* [TO BE DONE]: Provide only the number of lines in the data below that contain the word "matplotlib".

* [SUPPLIED INFORMATION]:
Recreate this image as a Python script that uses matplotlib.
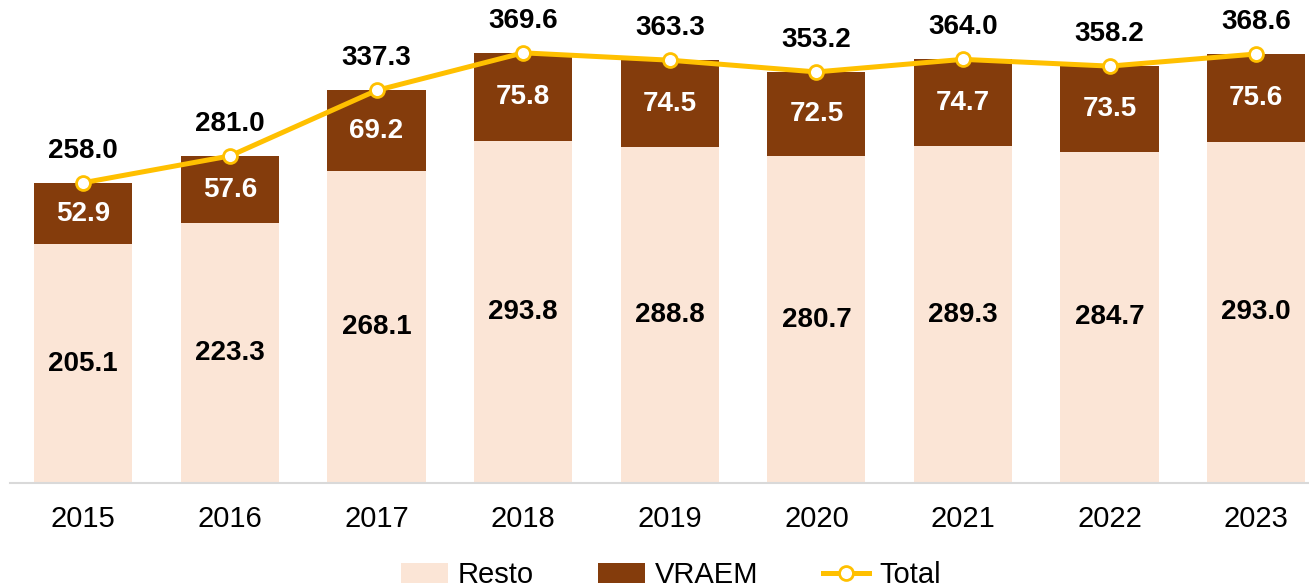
import matplotlib
matplotlib.use("Agg")
import matplotlib.pyplot as plt
from matplotlib.lines import Line2D
from matplotlib.patches import Patch

years = ["2015", "2016", "2017", "2018", "2019", "2020", "2021", "2022", "2023"]
resto = [205.1, 223.3, 268.1, 293.8, 288.8, 280.7, 289.3, 284.7, 293.0]
vraem = [52.9, 57.6, 69.2, 75.8, 74.5, 72.5, 74.7, 73.5, 75.6]
total = [258.0, 281.0, 337.3, 369.6, 363.3, 353.2, 364.0, 358.2, 368.6]

plt.rcParams['font.family'] = ['Liberation Sans', 'DejaVu Sans']

C_RESTO = "#FBE5D6"
C_VRAEM = "#843C0C"
C_TOTAL = "#FFC000"
FS = 20
FS_T = 21

fig = plt.figure(figsize=(13.09, 5.88), dpi=100)
ax = fig.add_axes([10/1309, 105/588, 1 - 10/1309, 483/588])

x = list(range(len(years)))
w = 0.67
ax.bar(x, resto, width=w, color=C_RESTO, zorder=2)
ax.bar(x, vraem, width=w, bottom=resto, color=C_VRAEM, zorder=2)
ax.plot(x, total, color=C_TOTAL, lw=3.6, marker='o', ms=10, mfc='white',
        mec=C_TOTAL, mew=2, zorder=4)

for i in x:
    ax.text(i, resto[i] / 2, f"{resto[i]:.1f}", ha='center', va='center',
            fontsize=FS, fontweight='bold', color='black', zorder=5)
    ax.text(i, resto[i] + vraem[i] / 2, f"{vraem[i]:.1f}", ha='center', va='center',
            fontsize=FS, fontweight='bold', color='white', zorder=5)
    ax.annotate(f"{total[i]:.1f}", (i, total[i]), xytext=(0, 23),
                textcoords='offset points', ha='center', va='center',
                fontsize=FS, fontweight='bold', color='black', zorder=5)

ax.set_xlim(-0.5, 8.36)
ax.set_ylim(0, 415)
ax.set_xticks(x)
ax.set_xticklabels(years, fontsize=FS_T)
ax.tick_params(axis='x', length=0, pad=16)
ax.set_yticks([])
for s in ['left', 'right', 'top']:
    ax.spines[s].set_visible(False)
ax.spines['bottom'].set_color('#D9D9D9')
ax.spines['bottom'].set_linewidth(1.5)

handles = [
    Patch(facecolor=C_RESTO, edgecolor='none'),
    Patch(facecolor=C_VRAEM, edgecolor='none'),
    Line2D([0], [0], color=C_TOTAL, lw=3.6, marker='o', ms=10, mfc='white',
           mec=C_TOTAL, mew=2),
]
fig.legend(handles, ["Resto", "VRAEM", "Total"], loc='center',
           bbox_to_anchor=(0.5126, 0.022), ncol=3, frameon=False,
           fontsize=FS_T, handlelength=1.6, handletextpad=0.35, columnspacing=2.2)

fig.savefig("out.png", dpi=100)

* [ANSWER BELOW]: 6